▶ **RECORDS TO PROCESS**
# # # #

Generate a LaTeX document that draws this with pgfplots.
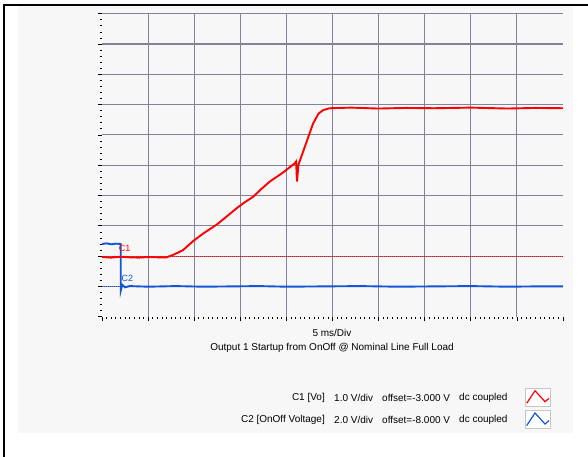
\documentclass[border=0pt]{standalone}
\usepackage{pgfplots}
\pgfplotsset{compat=1.18}
\usepackage{fontspec}
\setmainfont{Liberation Sans}
\definecolor{gridc}{RGB}{130,130,152}
\definecolor{trred}{RGB}{255,0,0}
\definecolor{trblue}{RGB}{20,85,215}
\definecolor{panel}{RGB}{247,247,247}
\newcommand{\txt}{\fontsize{10}{12}\selectfont}

\begin{document}
\begin{tikzpicture}
\begin{scope}[x=1pt,y=1pt]
\useasboundingbox (0,0) rectangle (588,457);
\fill[white] (0,0) rectangle (588,457);
\fill[panel] (18,24) rectangle (573,451);
\draw[line width=2.5pt] (4,0) -- (4,452) -- (588,452);
\end{scope}

\begin{axis}[
    at={(102pt,140.3pt)}, anchor=south west,
    width=461pt, height=303pt, scale only axis,
    xmin=0, xmax=50, ymin=0, ymax=10,
    axis line style={draw=none},
    xtick={5,10,...,45}, ytick={1,2,...,10},
    extra x ticks={0,50}, extra y ticks={0},
    extra tick style={grid=none},
    xticklabels={}, yticklabels={},
    extra x tick labels={}, extra y tick labels={},
    minor xtick={0,0.5,...,50}, minor ytick={0,0.2,...,10},
    tick pos=left, tick align=outside,
    major tick length=4.5pt, minor tick length=2.5pt,
    grid=major,
    major grid style={gridc, line width=1.1pt},
    tick style={black, line width=0.7pt},
    clip=false,
]
% ground markers
\addplot[trred, densely dotted, line width=1pt] coordinates {(0,1.99) (50,1.99)};
\addplot[trblue, densely dotted, line width=1pt] coordinates {(0,1.0) (50,1.0)};

% C2 [OnOff Voltage]
\addplot[trblue, line width=1.9pt] coordinates {
(0,2.40) (0.5,2.42) (1,2.39) (1.5,2.41) (2.03,2.40) (2.03,0.85)
(2.2,1.05) (2.5,0.97) (3,1.01) (5,0.99) (8,1.01) (11,0.99) (14,1.00)
(17,1.01) (20,0.99) (24,1.00) (28,1.01) (32,0.99) (36,1.00) (40,1.01)
(44,0.99) (47,1.00) (50,1.00)
};

% C1 [Vo]
\addplot[trred, line width=1.9pt] coordinates {
(0,1.97) (1,1.95) (2,1.98) (3,1.96) (4,1.95) (5,1.97) (6,1.96) (7.0,1.96)
(7.8,2.05) (8.8,2.20) (9.9,2.50) (11,2.75) (12.4,3.03) (13.5,3.30)
(14.6,3.58) (15.5,3.78) (16.4,3.96) (17.3,4.22) (18.2,4.46) (19.6,4.75)
(20.9,5.06) (21.05,5.12) (21.15,4.46) (21.3,5.01) (22.2,5.78) (22.9,6.38)
(23.5,6.71) (24.0,6.82) (24.7,6.88) (27,6.90) (30,6.87) (33,6.89)
(36,6.88) (40,6.90) (44,6.87) (47,6.89) (50,6.88)
};

\node[anchor=west, trred, inner sep=0, font=\fontsize{9}{9}\selectfont] at (axis cs:1.8,2.25) {C1};
\node[anchor=west, trblue, inner sep=0, font=\fontsize{9}{9}\selectfont] at (axis cs:2.1,1.26) {C2};
\end{axis}

\begin{scope}[x=1pt,y=1pt]
\node[font=\txt, inner sep=0] at (332,123.7) {5 ms/Div};
\node[font=\txt, inner sep=0] at (332,108.7) {Output 1 Startup from OnOff @ Nominal Line Full Load};

\node[font=\txt, inner sep=0, anchor=east] at (325,58.7) {C1 [Vo]};
\node[font=\txt, inner sep=0, anchor=west] at (334,58.7) {1.0 V/div};
\node[font=\txt, inner sep=0, anchor=west] at (382,58.7) {offset=-3.000 V};
\node[font=\txt, inner sep=0, anchor=west] at (459,58.7) {dc coupled};

\node[font=\txt, inner sep=0, anchor=east] at (325,37) {C2 [OnOff Voltage]};
\node[font=\txt, inner sep=0, anchor=west] at (334,37) {2.0 V/div};
\node[font=\txt, inner sep=0, anchor=west] at (382,37) {offset=-8.000 V};
\node[font=\txt, inner sep=0, anchor=west] at (459,37) {dc coupled};

\draw[gray!45, fill=white, line width=0.8pt] (525,51) rectangle (550,68.7);
\draw[trred, line width=1.2pt] (526.7,53.7) -- (535,66.3) -- (545,55.3) -- (549,58.7);
\draw[gray!45, fill=white, line width=0.8pt] (525,28.7) rectangle (550,46.3);
\draw[trblue, line width=1.2pt] (526.7,31.4) -- (535,44) -- (545,33) -- (549,36.4);
\end{scope}
\end{tikzpicture}
\end{document}
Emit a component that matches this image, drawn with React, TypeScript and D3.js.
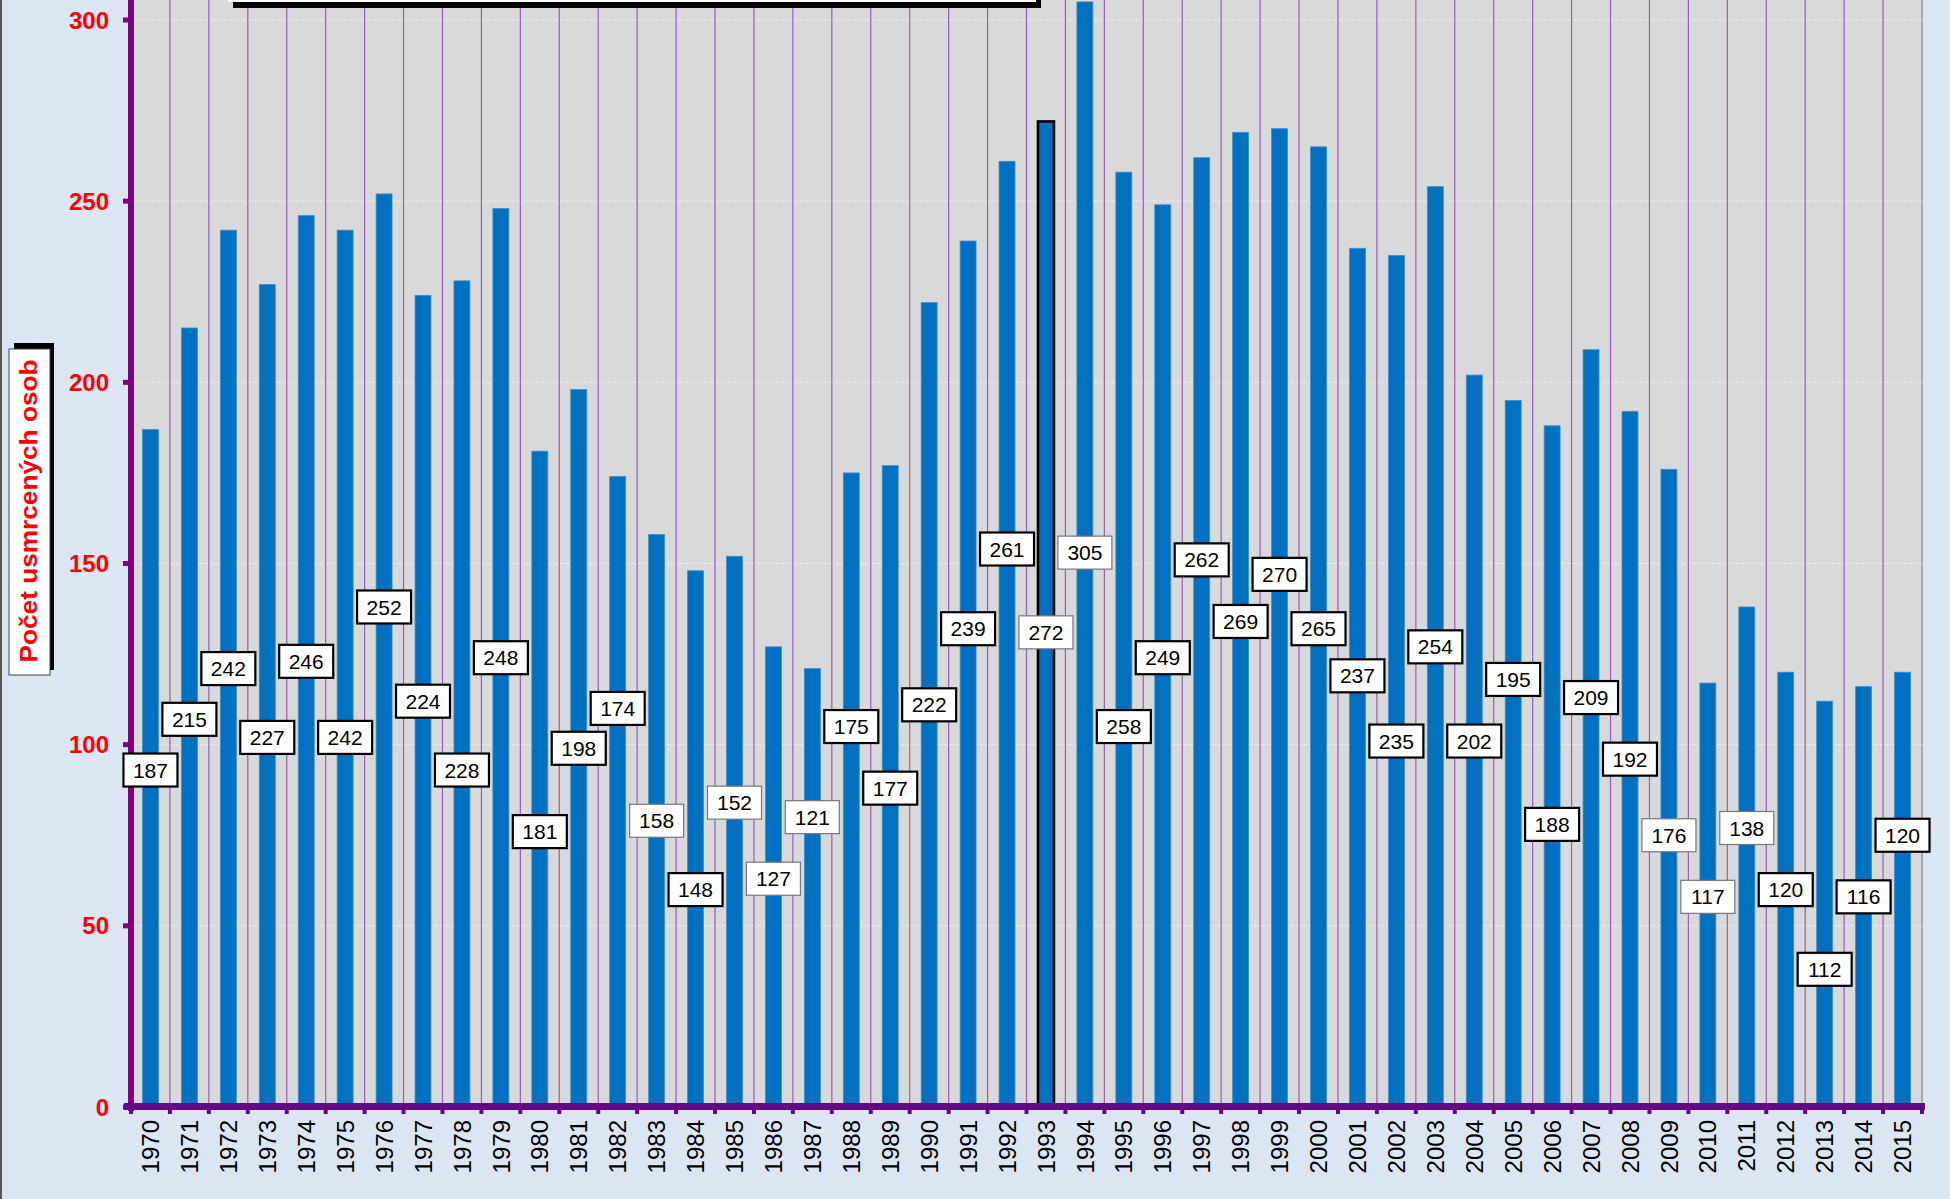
import React from 'react'
import * as d3 from 'd3'

const years = ['1970', '1971', '1972', '1973', '1974', '1975', '1976', '1977', '1978', '1979',
  '1980', '1981', '1982', '1983', '1984', '1985', '1986', '1987', '1988', '1989',
  '1990', '1991', '1992', '1993', '1994', '1995', '1996', '1997', '1998', '1999',
  '2000', '2001', '2002', '2003', '2004', '2005', '2006', '2007', '2008', '2009',
  '2010', '2011', '2012', '2013', '2014', '2015']

const deaths = [187, 215, 242, 227, 246, 242, 252, 224, 228, 248,
  181, 198, 174, 158, 148, 152, 127, 121, 175, 177,
  222, 239, 261, 272, 305, 258, 249, 262, 269, 270,
  265, 237, 235, 254, 202, 195, 188, 209, 192, 176,
  117, 138, 120, 112, 116, 120]

// where the value box sits (in axis units), as placed in the original
const labelAt = [93, 107, 121, 102, 123, 102, 138, 112, 93, 124,
  76, 99, 110, 79, 60, 84, 63, 80, 105, 88,
  111, 132, 154, 131, 153, 105, 124, 151, 134, 147,
  132, 119, 101, 127, 101, 118, 78, 113, 96, 75,
  58, 77, 60, 38, 58, 75]

const yTicks = [0, 50, 100, 150, 200, 250, 300]
const thinBoxYears = ['1983', '1985', '1986', '1987', '1993', '1994', '2009', '2010', '2011']
const markedYear = '1993'
const yTitle = 'Počet usmrcených osob'

const W = 1950, H = 1199
const font = 'Liberation Sans, Arial, sans-serif'

export default function App() {
  const x = d3.scaleBand().domain(years).range([131, 1922]).paddingInner(0.59).paddingOuter(0.295)
  const y = d3.scaleLinear().domain([0, 300]).range([1107, 20])
  const step = x.step()
  const bw = x.bandwidth()

  return (
    <svg width={W} height={H} style={{ position: 'absolute', left: 0, top: 0 }} fontFamily={font}>
      <rect x={0} y={0} width={W} height={H} fill="#dce6f2" />
      <line x1={1} x2={1} y1={0} y2={H} stroke="#555" strokeWidth={2} />

      {/* plot area */}
      <rect x={133} y={0} width={1789} height={y(0)} fill="#d9d9d9" />
      <line x1={1922} x2={1922} y1={0} y2={y(0)} stroke="#999" strokeWidth={1.5} />
      {yTicks.slice(1).map(t => (
        <line key={t} x1={133} x2={1922} y1={y(t)} y2={y(t)} stroke="#ececec" strokeWidth={1} strokeDasharray="4 2" />
      ))}
      {years.slice(1).map((yr, i) => (
        <line key={yr} x1={131 + (i + 1) * step} x2={131 + (i + 1) * step} y1={0} y2={y(0)} stroke="#9a5cc0" strokeWidth={1.2} />
      ))}

      {/* title box, cut off at top */}
      <rect x={233} y={-40} width={808} height={48} fill="#000" />
      <rect x={228} y={-40} width={808} height={42} fill="#fff" />

      {/* bars */}
      {years.map((yr, i) => (
        <rect key={yr} x={x(yr)} y={y(deaths[i])} width={bw} height={y(0) - y(deaths[i])}
          fill="#0070c0"
          stroke={yr === markedYear ? '#000' : '#3d8ed0'}
          strokeWidth={yr === markedYear ? 2.6 : 0.8} />
      ))}

      {/* axes */}
      <line x1={131} x2={131} y1={0} y2={1111} stroke="#800080" strokeWidth={6} />
      {yTicks.map(t => (
        <g key={t}>
          <line x1={123} x2={131} y1={y(t)} y2={y(t)} stroke="#800080" strokeWidth={5} />
          <text x={109} y={y(t)} dy="0.36em" textAnchor="end" fill="#ff0000" fontWeight="bold" fontSize={24}>{t}</text>
        </g>
      ))}
      <line x1={124} x2={1925} y1={1106.5} y2={1106.5} stroke="#620a86" strokeWidth={7} />
      {years.map((yr, i) => (
        <rect key={yr} x={131 + (i + 1) * step - 2} y={1110} width={4} height={4} fill="#620a86" />
      ))}
      <rect x={129} y={1110} width={4} height={4} fill="#620a86" />
      {years.map(yr => (
        <text key={yr} transform={`translate(${(x(yr) as number) + bw / 2},1120) rotate(-90)`}
          textAnchor="end" dy="0.36em" fontSize={24} fill="#000">{yr}</text>
      ))}

      {/* value boxes */}
      {years.map((yr, i) => {
        const cx = (x(yr) as number) + bw / 2
        const cy = y(labelAt[i])
        const thin = thinBoxYears.includes(yr)
        return (
          <g key={yr}>
            <rect x={cx - 27} y={cy - 16.5} width={54} height={33} fill="#fff"
              stroke={thin ? '#777' : '#000'} strokeWidth={thin ? 1.2 : 2.2} />
            <text x={cx} y={cy} dy="0.36em" textAnchor="middle" fontSize={21} fill="#000">{deaths[i]}</text>
          </g>
        )
      })}

      {/* y axis title */}
      <rect x={14} y={343} width={40} height={327} fill="#000" />
      <rect x={9} y={349} width={41} height={326} fill="#fff" stroke="#444" strokeWidth={1} />
      <text transform="translate(37,511) rotate(-90)" textAnchor="middle" fontSize={24} fontWeight="bold"
        fill="#ff0000" textLength={303} lengthAdjust="spacingAndGlyphs">{yTitle}</text>
    </svg>
  )
}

# # # #

▶ **TASK OBJECTIVE**
Using the entries above, write out exactly the lines from the one with "Emit a component" through the one with "import * as d3 from 'd3'", ends included. Leave out any pictures.

▶ **FINAL RESULT**
Emit a component that matches this image, drawn with React, TypeScript and D3.js.
import React from 'react'
import * as d3 from 'd3'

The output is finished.